José Luis Guillén, a TV journalist for TeleCeiba and Radio America, said the trial has generated intense scrutiny across all sectors of society, with high-profile witnesses expected to be called.

“It’s being talked about everywhere [in Honduras], not just in the government,” Guillén said of the trial. “Because it could implicate TV channels, business interests, gangs. It’s a daily conversation.”

Some critics have already singled out the Honduran news media’s role in the scandal.

Cristián Sánchez, a independent journalist living in Washington, DC, helps run the Pro-Honduras Network, a civil society organisation specialising in exposing corruption.
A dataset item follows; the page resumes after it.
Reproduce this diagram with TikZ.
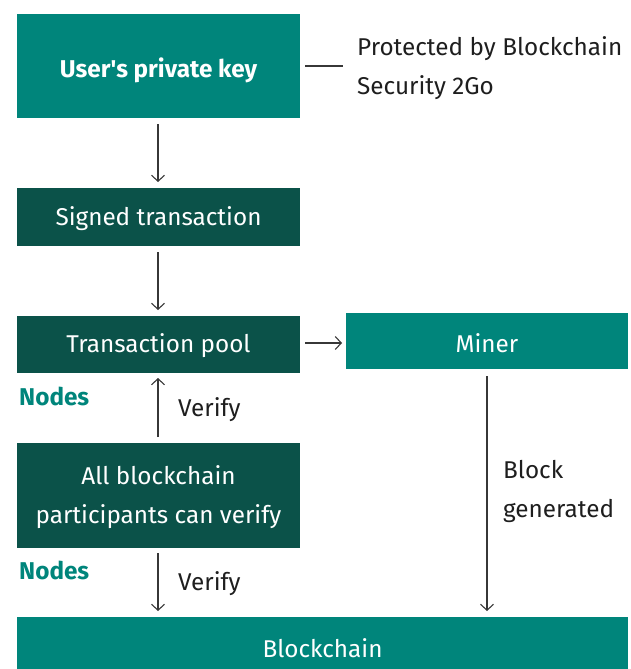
\documentclass[tikz,border=0pt]{standalone}
\usepackage{fontspec}
\setmainfont{Fira Sans}[Ligatures=TeXOff]
\usetikzlibrary{arrows.meta}
\definecolor{teal1}{RGB}{0,133,123}
\definecolor{dteal}{RGB}{11,82,73}
\definecolor{ink}{RGB}{30,30,30}
\definecolor{arr}{RGB}{55,55,55}
\newcommand{\fsz}{\fontsize{24.3}{39}\selectfont}
\tikzset{
  box/.style={inner sep=0pt, text=white, font=\fsz, align=center},
  lbl/.style={inner sep=0pt, anchor=west, text=ink, font=\fsz, align=left},
  nodes lbl/.style={inner sep=0pt, anchor=west, text=teal1, font=\fsz\bfseries},
  conn/.style={draw=arr, line width=1.1pt, -{Straight Barb[length=6pt,width=13pt,line width=1.1pt]}},
  plain/.style={draw=arr, line width=1.1pt}
}
\begin{document}
\begin{tikzpicture}[x=1pt,y=-1pt]
\useasboundingbox (0,0) rectangle (630,669);
% boxes
\fill[teal1] (17,14) rectangle (300,118);
\node[box, font=\fsz\bfseries] (key) at (158.5,70) {User's private key};
\fill[dteal] (17,188) rectangle (300,246);
\node[box] (signed) at (158.5,219) {Signed transaction};
\fill[dteal] (17,316) rectangle (300,373);
\node[box] (pool) at (158.5,346) {Transaction pool};
\fill[teal1] (346,313) rectangle (628,369);
\node[box] (miner) at (487,343) {Miner};
\fill[dteal] (17,443) rectangle (300,548);
\node[box] (all) at (158.5,497) {All blockchain\\participants can verify};
\fill[teal1] (17,617) rectangle (628,675);
\node[box] (chain) at (322.5,648) {Blockchain};
% coordinates for connectors
\coordinate (k1) at (158,124);
\coordinate (s0) at (158,182);
\coordinate (s1) at (158,252);
\coordinate (p0) at (158,310);
\coordinate (p1) at (305,343);
\coordinate (m0) at (342,343);
\coordinate (a0) at (158,437);
\coordinate (p2) at (158,378);
\coordinate (a1) at (158,553);
\coordinate (c0) at (158,611);
\coordinate (m1) at (487,376);
\coordinate (c1) at (487,611);
\coordinate (l0) at (305,66);
\coordinate (l1) at (343,66);
\draw[conn] (k1) -- (s0);
\draw[conn] (s1) -- (p0);
\draw[conn] (p1) -- (m0);
\draw[conn] (a0) -- (p2);
\draw[conn] (a1) -- (c0);
\draw[conn] (m1) -- (c1);
\draw[plain] (l0) -- (l1);
% labels
\node[lbl] (prot) at (357,68) {Protected by Blockchain\\Security 2Go};
\node[nodes lbl] (n1) at (19,396) {Nodes};
\node[nodes lbl] (n2) at (19,570) {Nodes};
\node[lbl] (v1) at (178,410) {Verify};
\node[lbl] (v2) at (178,584) {Verify};
\node[lbl] (bg) at (503,491) {Block\\generated};
\end{tikzpicture}
\end{document}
He said that, while the widespread press coverage of Hernández’s trial is welcome, it comes after years of silence from media outlets that failed to cover Hernández’s excesses. Some, he believes, may have been bought off.

“For years, it was prohibited to talk about Hernández in Honduras — above all, on corporate channels,” Sánchez said. “Juan Orlando financed many of these journalists to the tune of millions of dollars so they wouldn’t talk about him.”

Sánchez was quick to add, however, that the violence and human rights abuses that existed under Hernández persist into the present, despite Honduras having a new, left-leaning administration in power.

For his part, land rights activist Yoni Rivas sees Hernández as merely the severed head of criminal structures that continue to operate in Honduras today.

Those networks “include bankers, politicians, and businessmen”, he told Al Jazeera in Tocoa, part of a region in Honduras where at least a dozen land and water defenders have been assassinated or forcibly disappeared over the past year.

Still, Rivas thinks Hernández’s trial will shine a light on the disgraced president’s legacy.

“The level of impunity that Juan Orlando generated, and the power he achieved through his allies, continue creating conditions of violence in Honduras. We’re still going to keep suffering violence here.”